━━ DATA EXCERPT

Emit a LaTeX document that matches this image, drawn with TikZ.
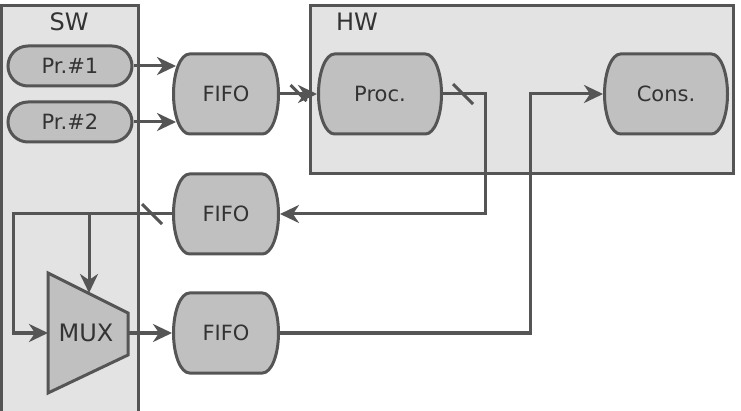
\documentclass[tikz,border=0pt]{standalone}
\usepackage{fontspec}
\setmainfont{DejaVu Sans}
\usetikzlibrary{shapes.misc,arrows.meta,calc}
\definecolor{ln}{HTML}{555555}
\definecolor{nf}{HTML}{C0C0C0}
\definecolor{bf}{HTML}{E3E3E3}
\definecolor{tx}{HTML}{333333}
\tikzset{
  every node/.style={text=tx},
  boxarea/.style={draw=ln, fill=bf, line width=3pt},
  stad/.style={rounded rectangle, draw=ln, fill=nf, line width=3pt, minimum width=124pt, minimum height=40pt, inner sep=0pt, font=\fontsize{21}{25}\selectfont},
  barrel/.style={rectangle, draw=none, inner sep=0pt, outer sep=0pt, minimum width=#1, minimum height=83pt,
    font=\fontsize{21}{25}\selectfont,
    path picture={
      \path[draw=ln, fill=nf, line width=3pt]
        let \p1=(path picture bounding box.south west), \p2=(path picture bounding box.north east) in
        (\x1+17.5pt,\y2-1.5pt) -- (\x2-17.5pt,\y2-1.5pt)
        arc[start angle=90, end angle=-90, x radius=16pt, y radius=40pt]
        -- (\x1+17.5pt,\y1+1.5pt)
        arc[start angle=270, end angle=90, x radius=16pt, y radius=40pt] -- cycle;
    }},
  lbl/.style={font=\fontsize{24}{28}\selectfont, inner sep=0pt},
  conn/.style={draw=ln, line width=3pt},
  arr/.style={conn, -{Stealth[length=19pt,width=18pt,inset=6pt]}},
  tick/.style={draw=ln, line width=3pt}
}
\begin{document}
\begin{tikzpicture}[x=1pt,y=-1pt]
\useasboundingbox (0,0) rectangle (741,411);
\clip (0,0) rectangle (741,411);
% containers
\draw[boxarea] (1,6) rectangle (138,430);
\draw[boxarea] (310,6) rectangle (733,174);
\node[lbl] (swl) at (69,22) {SW};
\node[lbl] (hwl) at (357,22) {HW};
% nodes
\node[stad] (pr1) at (70,66) {Pr.\#1};
\node[stad] (pr2) at (70,122) {Pr.\#2};
\node[barrel=108pt] (fifo1) at (226,94) {FIFO};
\node[barrel=108pt] (fifo2) at (226,214) {FIFO};
\node[barrel=108pt] (fifo3) at (226,333) {FIFO};
\node[barrel=126pt] (proc) at (380,94) {Proc.};
\node[barrel=126pt] (cons) at (666,94) {Cons.};
% MUX
\coordinate (m1) at (48,273);
\coordinate (m2) at (128,313);
\coordinate (m3) at (128,355);
\coordinate (m4) at (48,393);
\draw[draw=ln, fill=nf, line width=3pt, line join=miter] (m1) -- (m2) -- (m3) -- (m4) -- cycle;
\node[lbl] (mux) at (86,333) {MUX};
\coordinate (muxin) at (48,333);
\coordinate (muxout) at (128,333);
\coordinate (muxtop) at (89,293);
% connectors
\draw[arr] (pr1.east) -- ($(pr1.east -| fifo1.west)+(4,0)$);
\draw[arr] (pr2.east) -- ($(pr2.east -| fifo1.west)+(4,0)$);
\draw[arr] (fifo1.east) -- (proc.west);
\draw[tick] ($(fifo1.east)!0.5!(proc.west)+(-8,-9)$) -- ++(16,16);
\draw[arr] (proc.east) -- ++(42,0) |- (fifo2.east);
\draw[tick] ($(proc.east)+(10,-10)$) -- ++(20,20);
\draw[arr] (fifo3.east) -- ++(250,0) |- (cons.west);
\draw[arr] (fifo2.west) -- ++(-159,0) |- (muxin);
\draw[tick] ($(fifo2.west)+(-30,-10)$) -- ++(20,20);
\draw[arr] (fifo2.west -| muxtop) -- (muxtop);
\draw[arr] (muxout) -- (fifo3.west);
\end{tikzpicture}
\end{document}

━━━━

* **WHAT YOU WILL DO**:
Using the material above, return every line exactly as it appears, minus the pictures.

* **ANSWER TO THIS EXERCISE**:
Emit a LaTeX document that matches this image, drawn with TikZ.
\documentclass[tikz,border=0pt]{standalone}
\usepackage{fontspec}
\setmainfont{DejaVu Sans}
\usetikzlibrary{shapes.misc,arrows.meta,calc}
\definecolor{ln}{HTML}{555555}
\definecolor{nf}{HTML}{C0C0C0}
\definecolor{bf}{HTML}{E3E3E3}
\definecolor{tx}{HTML}{333333}
\tikzset{
  every node/.style={text=tx},
  boxarea/.style={draw=ln, fill=bf, line width=3pt},
  stad/.style={rounded rectangle, draw=ln, fill=nf, line width=3pt, minimum width=124pt, minimum height=40pt, inner sep=0pt, font=\fontsize{21}{25}\selectfont},
  barrel/.style={rectangle, draw=none, inner sep=0pt, outer sep=0pt, minimum width=#1, minimum height=83pt,
    font=\fontsize{21}{25}\selectfont,
    path picture={
      \path[draw=ln, fill=nf, line width=3pt]
        let \p1=(path picture bounding box.south west), \p2=(path picture bounding box.north east) in
        (\x1+17.5pt,\y2-1.5pt) -- (\x2-17.5pt,\y2-1.5pt)
        arc[start angle=90, end angle=-90, x radius=16pt, y radius=40pt]
        -- (\x1+17.5pt,\y1+1.5pt)
        arc[start angle=270, end angle=90, x radius=16pt, y radius=40pt] -- cycle;
    }},
  lbl/.style={font=\fontsize{24}{28}\selectfont, inner sep=0pt},
  conn/.style={draw=ln, line width=3pt},
  arr/.style={conn, -{Stealth[length=19pt,width=18pt,inset=6pt]}},
  tick/.style={draw=ln, line width=3pt}
}
\begin{document}
\begin{tikzpicture}[x=1pt,y=-1pt]
\useasboundingbox (0,0) rectangle (741,411);
\clip (0,0) rectangle (741,411);
% containers
\draw[boxarea] (1,6) rectangle (138,430);
\draw[boxarea] (310,6) rectangle (733,174);
\node[lbl] (swl) at (69,22) {SW};
\node[lbl] (hwl) at (357,22) {HW};
% nodes
\node[stad] (pr1) at (70,66) {Pr.\#1};
\node[stad] (pr2) at (70,122) {Pr.\#2};
\node[barrel=108pt] (fifo1) at (226,94) {FIFO};
\node[barrel=108pt] (fifo2) at (226,214) {FIFO};
\node[barrel=108pt] (fifo3) at (226,333) {FIFO};
\node[barrel=126pt] (proc) at (380,94) {Proc.};
\node[barrel=126pt] (cons) at (666,94) {Cons.};
% MUX
\coordinate (m1) at (48,273);
\coordinate (m2) at (128,313);
\coordinate (m3) at (128,355);
\coordinate (m4) at (48,393);
\draw[draw=ln, fill=nf, line width=3pt, line join=miter] (m1) -- (m2) -- (m3) -- (m4) -- cycle;
\node[lbl] (mux) at (86,333) {MUX};
\coordinate (muxin) at (48,333);
\coordinate (muxout) at (128,333);
\coordinate (muxtop) at (89,293);
% connectors
\draw[arr] (pr1.east) -- ($(pr1.east -| fifo1.west)+(4,0)$);
\draw[arr] (pr2.east) -- ($(pr2.east -| fifo1.west)+(4,0)$);
\draw[arr] (fifo1.east) -- (proc.west);
\draw[tick] ($(fifo1.east)!0.5!(proc.west)+(-8,-9)$) -- ++(16,16);
\draw[arr] (proc.east) -- ++(42,0) |- (fifo2.east);
\draw[tick] ($(proc.east)+(10,-10)$) -- ++(20,20);
\draw[arr] (fifo3.east) -- ++(250,0) |- (cons.west);
\draw[arr] (fifo2.west) -- ++(-159,0) |- (muxin);
\draw[tick] ($(fifo2.west)+(-30,-10)$) -- ++(20,20);
\draw[arr] (fifo2.west -| muxtop) -- (muxtop);
\draw[arr] (muxout) -- (fifo3.west);
\end{tikzpicture}
\end{document}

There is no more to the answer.